Exercise brief
Reproduce the lines of the material exactly, excluding every image.

***** Data segment

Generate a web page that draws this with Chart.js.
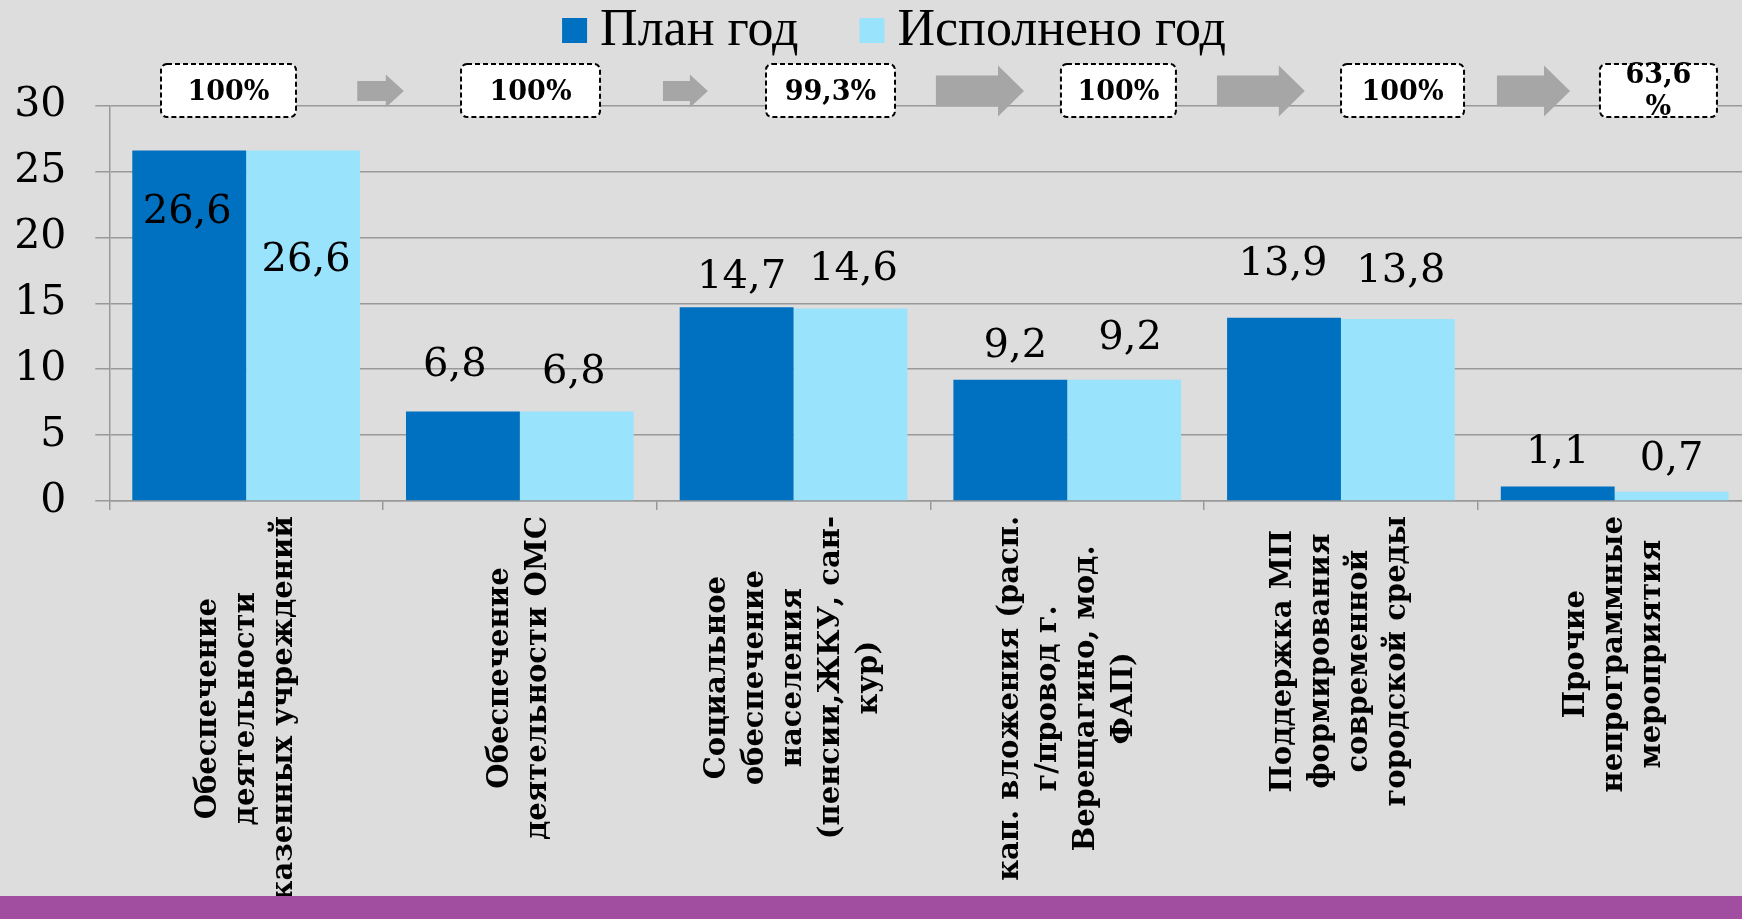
<!DOCTYPE html>
<html><head><meta charset="utf-8">
<script src="https://cdn.jsdelivr.net/npm/chart.js@4.4.1/dist/chart.umd.min.js"></script>
<style>
html,body{margin:0;padding:0;background:#DDDDDD;overflow:hidden;width:1742px;height:919px;}
#wrap{position:relative;width:1760px;height:919px;}
#band{position:absolute;left:0;top:896px;width:1760px;height:23px;background:#A14DA0;}
canvas{display:block;}
</style></head><body>
<div id="wrap"><canvas id="c" width="1760" height="919" style="width:1760px;height:919px"></canvas><div id="band"></div></div>
<script>
// ---- data ----
const categories = [
  ['Обеспечение', 'деятельности', 'казенных учреждений'],
  ['Обеспечение', 'деятельности ОМС'],
  ['Социальное', 'обеспечение', 'населения', '(пенсии,ЖКУ, сан-', 'кур)'],
  ['кап. вложения (расп.', 'г/провод г.', 'Верещагино, мод.', 'ФАП)'],
  ['Поддержка МП', 'формирования', 'современной', 'городской среды'],
  ['Прочие', 'непрограммные', 'мероприятия']
];
const seriesNames = ['План год', 'Исполнено год'];
const planValues = [26.6, 6.8, 14.7, 9.2, 13.9, 1.1];
const doneValues = [26.6, 6.8, 14.6, 9.2, 13.8, 0.7];
const yTicks = [0, 5, 10, 15, 20, 25, 30];
const percentLabels = [['100%'], ['100%'], ['99,3%'], ['100%'], ['100%'], ['63,6', '%']];

// ---- styling / annotation placement ----
const colors = ['#0070C0', '#99E3FC'];
const labelDx = [[-2, -8, 5, 5, -1, 0], [3, -3, 3, 6, 3, 0]];
const labelDy = [[73, -35, -19, -23, -43, -24], [121, -28, -29, -31, -37, -22]];
const boxCenters = [0.4355, 1.539, 2.635, 3.687, 4.725, 5.660]; // in category units
const boxWidths = [135, 139, 129, 115, 123, 117];
const arrows = [[0.906, 1.076, 0], [2.023, 2.187, 0], [3.02, 3.342, 1], [4.047, 4.368, 1], [5.07, 5.337, 1]];

const valueFont = '40px "DejaVu Serif"';
const fmt = v => v.toFixed(1).replace('.', ',');

const decorPlugin = {
  id: 'decor',
  afterDraw(chart) {
    const ctx = chart.ctx;
    const xs = chart.scales.x;
    const catW = xs.width / categories.length;
    const ux = u => xs.left + u * catW;
    ctx.save();
    // value labels
    ctx.font = valueFont;
    ctx.fillStyle = '#000';
    ctx.textAlign = 'center';
    ctx.textBaseline = 'alphabetic';
    chart.data.datasets.forEach((ds, di) => {
      const meta = chart.getDatasetMeta(di);
      meta.data.forEach((el, j) => {
        ctx.fillText(fmt(ds.data[j]), el.x + labelDx[di][j], el.y + labelDy[di][j]);
      });
    });
    // category labels (rotated, lines centered)
    ctx.font = 'bold 29px "DejaVu Serif"';
    const lineH = 38, labelTop = 516;
    categories.forEach((lines, i) => {
      const cx = xs.getPixelForValue(i);
      const maxW = Math.max(...lines.map(l => ctx.measureText(l).width));
      const cy = labelTop + maxW / 2;
      const n = lines.length;
      lines.forEach((l, k) => {
        const lx = cx + (k - (n - 1) / 2) * lineH;
        ctx.save();
        ctx.translate(lx, cy);
        ctx.rotate(-Math.PI / 2);
        ctx.textAlign = 'center';
        ctx.textBaseline = 'middle';
        ctx.fillText(l, 0, 0);
        ctx.restore();
      });
    });
    // arrows
    ctx.fillStyle = '#A6A6A6';
    const cyA = 91;
    arrows.forEach(([a, b, big]) => {
      const x0 = ux(a), x1 = ux(b);
      const headL = big ? 26 : 18, headH = big ? 51 : 33, shaftH = big ? 31 : 20;
      const xh = x1 - headL;
      ctx.beginPath();
      ctx.moveTo(x0, cyA - shaftH / 2);
      ctx.lineTo(xh, cyA - shaftH / 2);
      ctx.lineTo(xh, cyA - headH / 2);
      ctx.lineTo(x1, cyA);
      ctx.lineTo(xh, cyA + headH / 2);
      ctx.lineTo(xh, cyA + shaftH / 2);
      ctx.lineTo(x0, cyA + shaftH / 2);
      ctx.closePath();
      ctx.fill();
    });
    // percent boxes
    const by0 = 64, bh = 53;
    percentLabels.forEach((lines, i) => {
      const cx = ux(boxCenters[i]);
      const w = boxWidths[i];
      ctx.beginPath();
      ctx.roundRect(cx - w / 2, by0, w, bh, 6);
      ctx.fillStyle = '#FFFFFF';
      ctx.fill();
      ctx.setLineDash([5, 3]);
      ctx.lineWidth = 2;
      ctx.strokeStyle = '#000';
      ctx.stroke();
      ctx.setLineDash([]);
      ctx.fillStyle = '#000';
      ctx.font = 'bold 27px "DejaVu Serif"';
      ctx.textAlign = 'center';
      ctx.textBaseline = 'alphabetic';
      if (lines.length === 1) {
        ctx.fillText(lines[0], cx, 100);
      } else {
        ctx.fillText(lines[0], cx, 83);
        ctx.fillText(lines[1], cx, 115);
      }
    });
    // legend
    ctx.font = '52px "Liberation Serif"';
    const box = 25, gapT = 13, gapItem = 61;
    const widths = seriesNames.map(s => ctx.measureText(s).width);
    const total = widths.reduce((a, w) => a + box + gapT + w, 0) + gapItem * (seriesNames.length - 1);
    let lx = 894 - total / 2;
    ctx.textAlign = 'left';
    ctx.textBaseline = 'alphabetic';
    seriesNames.forEach((s, i) => {
      ctx.fillStyle = colors[i];
      ctx.fillRect(lx, 18, box, box);
      ctx.fillStyle = '#000';
      ctx.fillText(s, lx + box + gapT, 45);
      lx += box + gapT + widths[i] + gapItem;
    });
    ctx.restore();
  }
};

new Chart(document.getElementById('c'), {
  type: 'bar',
  data: {
    labels: categories.map(c => c.join(' ')),
    datasets: [
      { label: seriesNames[0], data: planValues, backgroundColor: colors[0], categoryPercentage: 0.832, barPercentage: 1.0 },
      { label: seriesNames[1], data: doneValues, backgroundColor: colors[1], categoryPercentage: 0.832, barPercentage: 1.0 }
    ]
  },
  options: {
    responsive: false,
    animation: false,
    devicePixelRatio: 1,
    layout: { padding: { top: 105.6, right: 8.5, left: 0, bottom: 0 } },
    plugins: { legend: { display: false }, tooltip: { enabled: false } },
    scales: {
      x: {
        offset: true,
        grid: { offset: true, drawOnChartArea: false, drawTicks: true, tickLength: 9, color: '#999999', lineWidth: 1.5 },
        border: { display: true, color: '#999999', width: 1.5 },
        ticks: { display: false },
        afterFit(s) { s.height = 418; }
      },
      y: {
        min: yTicks[0], max: yTicks[yTicks.length - 1],
        ticks: { stepSize: yTicks[1] - yTicks[0], font: { family: 'DejaVu Serif', size: 41 }, color: '#000', padding: 29 },
        grid: { color: '#999999', lineWidth: 1.5, tickLength: 14, drawTicks: true },
        border: { display: true, color: '#999999', width: 1.5 },
        afterFit(s) { s.width = 109.3; }
      }
    }
  },
  plugins: [decorPlugin]
});
</script>
</body></html>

**********

Response to the exercise
Generate a web page that draws this with Chart.js.
<!DOCTYPE html>
<html><head><meta charset="utf-8">
<script src="https://cdn.jsdelivr.net/npm/chart.js@4.4.1/dist/chart.umd.min.js"></script>
<style>
html,body{margin:0;padding:0;background:#DDDDDD;overflow:hidden;width:1742px;height:919px;}
#wrap{position:relative;width:1760px;height:919px;}
#band{position:absolute;left:0;top:896px;width:1760px;height:23px;background:#A14DA0;}
canvas{display:block;}
</style></head><body>
<div id="wrap"><canvas id="c" width="1760" height="919" style="width:1760px;height:919px"></canvas><div id="band"></div></div>
<script>
// ---- data ----
const categories = [
  ['Обеспечение', 'деятельности', 'казенных учреждений'],
  ['Обеспечение', 'деятельности ОМС'],
  ['Социальное', 'обеспечение', 'населения', '(пенсии,ЖКУ, сан-', 'кур)'],
  ['кап. вложения (расп.', 'г/провод г.', 'Верещагино, мод.', 'ФАП)'],
  ['Поддержка МП', 'формирования', 'современной', 'городской среды'],
  ['Прочие', 'непрограммные', 'мероприятия']
];
const seriesNames = ['План год', 'Исполнено год'];
const planValues = [26.6, 6.8, 14.7, 9.2, 13.9, 1.1];
const doneValues = [26.6, 6.8, 14.6, 9.2, 13.8, 0.7];
const yTicks = [0, 5, 10, 15, 20, 25, 30];
const percentLabels = [['100%'], ['100%'], ['99,3%'], ['100%'], ['100%'], ['63,6', '%']];

// ---- styling / annotation placement ----
const colors = ['#0070C0', '#99E3FC'];
const labelDx = [[-2, -8, 5, 5, -1, 0], [3, -3, 3, 6, 3, 0]];
const labelDy = [[73, -35, -19, -23, -43, -24], [121, -28, -29, -31, -37, -22]];
const boxCenters = [0.4355, 1.539, 2.635, 3.687, 4.725, 5.660]; // in category units
const boxWidths = [135, 139, 129, 115, 123, 117];
const arrows = [[0.906, 1.076, 0], [2.023, 2.187, 0], [3.02, 3.342, 1], [4.047, 4.368, 1], [5.07, 5.337, 1]];

const valueFont = '40px "DejaVu Serif"';
const fmt = v => v.toFixed(1).replace('.', ',');

const decorPlugin = {
  id: 'decor',
  afterDraw(chart) {
    const ctx = chart.ctx;
    const xs = chart.scales.x;
    const catW = xs.width / categories.length;
    const ux = u => xs.left + u * catW;
    ctx.save();
    // value labels
    ctx.font = valueFont;
    ctx.fillStyle = '#000';
    ctx.textAlign = 'center';
    ctx.textBaseline = 'alphabetic';
    chart.data.datasets.forEach((ds, di) => {
      const meta = chart.getDatasetMeta(di);
      meta.data.forEach((el, j) => {
        ctx.fillText(fmt(ds.data[j]), el.x + labelDx[di][j], el.y + labelDy[di][j]);
      });
    });
    // category labels (rotated, lines centered)
    ctx.font = 'bold 29px "DejaVu Serif"';
    const lineH = 38, labelTop = 516;
    categories.forEach((lines, i) => {
      const cx = xs.getPixelForValue(i);
      const maxW = Math.max(...lines.map(l => ctx.measureText(l).width));
      const cy = labelTop + maxW / 2;
      const n = lines.length;
      lines.forEach((l, k) => {
        const lx = cx + (k - (n - 1) / 2) * lineH;
        ctx.save();
        ctx.translate(lx, cy);
        ctx.rotate(-Math.PI / 2);
        ctx.textAlign = 'center';
        ctx.textBaseline = 'middle';
        ctx.fillText(l, 0, 0);
        ctx.restore();
      });
    });
    // arrows
    ctx.fillStyle = '#A6A6A6';
    const cyA = 91;
    arrows.forEach(([a, b, big]) => {
      const x0 = ux(a), x1 = ux(b);
      const headL = big ? 26 : 18, headH = big ? 51 : 33, shaftH = big ? 31 : 20;
      const xh = x1 - headL;
      ctx.beginPath();
      ctx.moveTo(x0, cyA - shaftH / 2);
      ctx.lineTo(xh, cyA - shaftH / 2);
      ctx.lineTo(xh, cyA - headH / 2);
      ctx.lineTo(x1, cyA);
      ctx.lineTo(xh, cyA + headH / 2);
      ctx.lineTo(xh, cyA + shaftH / 2);
      ctx.lineTo(x0, cyA + shaftH / 2);
      ctx.closePath();
      ctx.fill();
    });
    // percent boxes
    const by0 = 64, bh = 53;
    percentLabels.forEach((lines, i) => {
      const cx = ux(boxCenters[i]);
      const w = boxWidths[i];
      ctx.beginPath();
      ctx.roundRect(cx - w / 2, by0, w, bh, 6);
      ctx.fillStyle = '#FFFFFF';
      ctx.fill();
      ctx.setLineDash([5, 3]);
      ctx.lineWidth = 2;
      ctx.strokeStyle = '#000';
      ctx.stroke();
      ctx.setLineDash([]);
      ctx.fillStyle = '#000';
      ctx.font = 'bold 27px "DejaVu Serif"';
      ctx.textAlign = 'center';
      ctx.textBaseline = 'alphabetic';
      if (lines.length === 1) {
        ctx.fillText(lines[0], cx, 100);
      } else {
        ctx.fillText(lines[0], cx, 83);
        ctx.fillText(lines[1], cx, 115);
      }
    });
    // legend
    ctx.font = '52px "Liberation Serif"';
    const box = 25, gapT = 13, gapItem = 61;
    const widths = seriesNames.map(s => ctx.measureText(s).width);
    const total = widths.reduce((a, w) => a + box + gapT + w, 0) + gapItem * (seriesNames.length - 1);
    let lx = 894 - total / 2;
    ctx.textAlign = 'left';
    ctx.textBaseline = 'alphabetic';
    seriesNames.forEach((s, i) => {
      ctx.fillStyle = colors[i];
      ctx.fillRect(lx, 18, box, box);
      ctx.fillStyle = '#000';
      ctx.fillText(s, lx + box + gapT, 45);
      lx += box + gapT + widths[i] + gapItem;
    });
    ctx.restore();
  }
};

new Chart(document.getElementById('c'), {
  type: 'bar',
  data: {
    labels: categories.map(c => c.join(' ')),
    datasets: [
      { label: seriesNames[0], data: planValues, backgroundColor: colors[0], categoryPercentage: 0.832, barPercentage: 1.0 },
      { label: seriesNames[1], data: doneValues, backgroundColor: colors[1], categoryPercentage: 0.832, barPercentage: 1.0 }
    ]
  },
  options: {
    responsive: false,
    animation: false,
    devicePixelRatio: 1,
    layout: { padding: { top: 105.6, right: 8.5, left: 0, bottom: 0 } },
    plugins: { legend: { display: false }, tooltip: { enabled: false } },
    scales: {
      x: {
        offset: true,
        grid: { offset: true, drawOnChartArea: false, drawTicks: true, tickLength: 9, color: '#999999', lineWidth: 1.5 },
        border: { display: true, color: '#999999', width: 1.5 },
        ticks: { display: false },
        afterFit(s) { s.height = 418; }
      },
      y: {
        min: yTicks[0], max: yTicks[yTicks.length - 1],
        ticks: { stepSize: yTicks[1] - yTicks[0], font: { family: 'DejaVu Serif', size: 41 }, color: '#000', padding: 29 },
        grid: { color: '#999999', lineWidth: 1.5, tickLength: 14, drawTicks: true },
        border: { display: true, color: '#999999', width: 1.5 },
        afterFit(s) { s.width = 109.3; }
      }
    }
  },
  plugins: [decorPlugin]
});
</script>
</body></html>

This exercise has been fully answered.